THE PROJECT
This is my dream of NASA.
12 April 1981, just before noon on a fine spring day.
I was running back to my house because I was late. My heart thumped with the effort and I was excited and nervous, in case I missed the launch. I ran into the house and straight to the TV where grainy, analogue images showed the Space Shuttle Columbia soaring into a darkening blue sky, immense columns of orange flame from its rocket boosters pushing it beyond Earth’s atmosphere and into space.
I was 11 years old and it seemed to me that the whole world must be watching this. It was magic. And I was mesmerised.
I have been mesmerised by and loved space and space exploration ever since. This book is my expression of that love, a veneration of NASA and the objects it created that made space exploration possible.
The image of the astronaut, or spaceman has been with me ever since, as a sort of talisman to all that is great and good. They symbolise the explorer, the hero, the good character, the leader. The spacesuit takes on that character, the suit and the human become one entity, more powerful than either on their own. Its now a symbol in its own right, and its become greater than the sum of its parts. It has reached an iconic stature that few objects can match.
These objects are astounding creations, many iconic and with meaning that goes far beyond the sum of their parts. They inspired this project. Many are unlike anything else on Earth, otherworldly machines and clothing that, removed from their context, look distinctly alien. Some are deeply ordinary but given immense meaning by their role, such as the rubber stamps used to name the Apollo astronaut’s suits. The Franklin Rubber Stamp Company must have made thousands of similar stamps, and ostensibly these ones are exactly the same as all the others. Yet by virtue of their position in history they reflect back at the viewer the achievements of the names they carry.
The energy and power each object contains, bestowed upon them by their history, has affected me in a profound, semi-religious manner. When I first saw the shuttle Atlantis I felt like a medieval peasant must have done when first encountering a cathedral, a mixture of reverence, awe and admiration.
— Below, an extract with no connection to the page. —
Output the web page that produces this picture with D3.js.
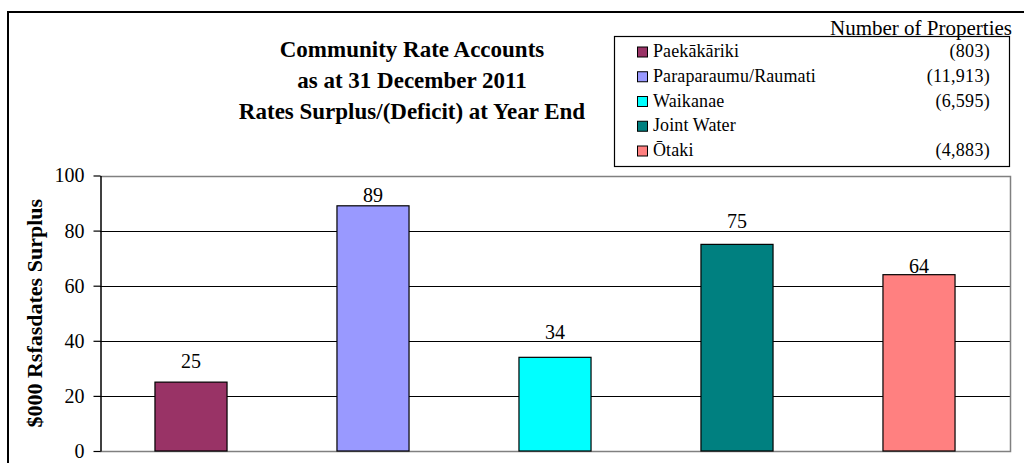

This machine had been into space 33 times, helped build the International Space Station and survived temperatures of up to 1650 C. Its essence and form were the focus of my childhood dreams and I was standing right in front of it.
All of the objects in this book, from the humble to the mighty, have had an impact on me. And in addition to the icons of the past there are those of the future, such as the Boeing Starliner capsule, representing the potential for commercial space flight.
I wanted to show them all as the strange, beautiful and important creations they truly are, to portray them in the way I see them. And to capture the wonder that I first felt on a clear spring day nearly 40 years ago.